From Rotating Needles to Stability of Waves: Local Smoothing in the 21st Century
Registration link: https://www.eventbrite.com/e/738101540577
Solutions to the wave equation preserve energy, and so, in some sense, they maintain their regularity over time. Nevertheless, there is a paradoxical local smoothing phenomenon: When measured in certain aspects, waves can become significantly smoother in a given region of space and time, particularly if one is willing to work “on average” by ignoring some outlier times. Quantifying this phenomenon has been important in applications related to partial differential equations and mathematical physics and has surprising connections to incidence geometry, combinatorics and even number theory. For instance, there is an unexpected connection to the Kakeya needle problem concerning the smallest area needed to rotate a unit line segment (or needle) 180 degrees on a plane.
In this Presidential Lecture, Terence Tao will survey recent and not-so-recent developments in this subject.

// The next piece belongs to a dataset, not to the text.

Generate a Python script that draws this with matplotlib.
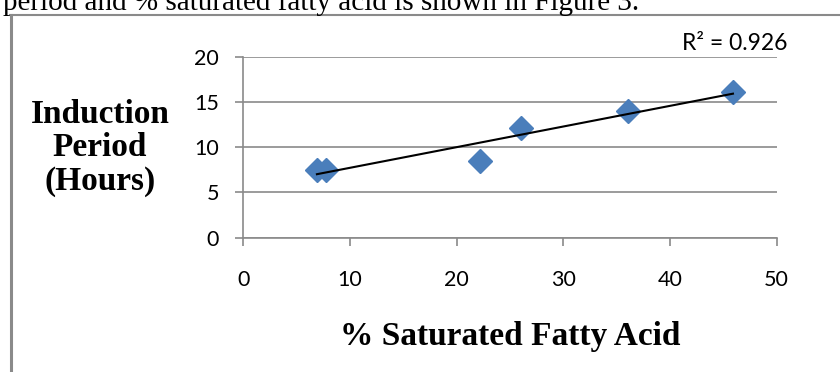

Tao was born in Adelaide, Australia, in 1975. He has been a professor of mathematics at the University of California, Los Angeles, since 1999, having completed his Ph.D. under Elias Stein at Princeton University in 1996. Tao’s research areas include harmonic analysis, partial differential equations, combinatorics and number theory. He has received many awards, including the Salem Prize in 2000, the Bochner Prize in 2002, the Fields Medal in 2006, a MacArthur Fellowship in 2007, the Waterman Award in 2008, the Nemmers Prize in 2010, the Crafoord Prize in 2012 and the Breakthrough Prize in mathematics in 2015. Tao also holds the James and Carol Collins chair in mathematics at UCLA and is a fellow of the Royal Society, a corresponding member of the Australian Academy of Sciences, a foreign member of the National Academy of Sciences and a member of the American Academy of Arts and Sciences.
Doors open: 5:30 p.m. (No entrance before 5:30 p.m.)
Lecture: 6:00 p.m. – 7:00 p.m. (Admittance closes at 6:20 p.m.)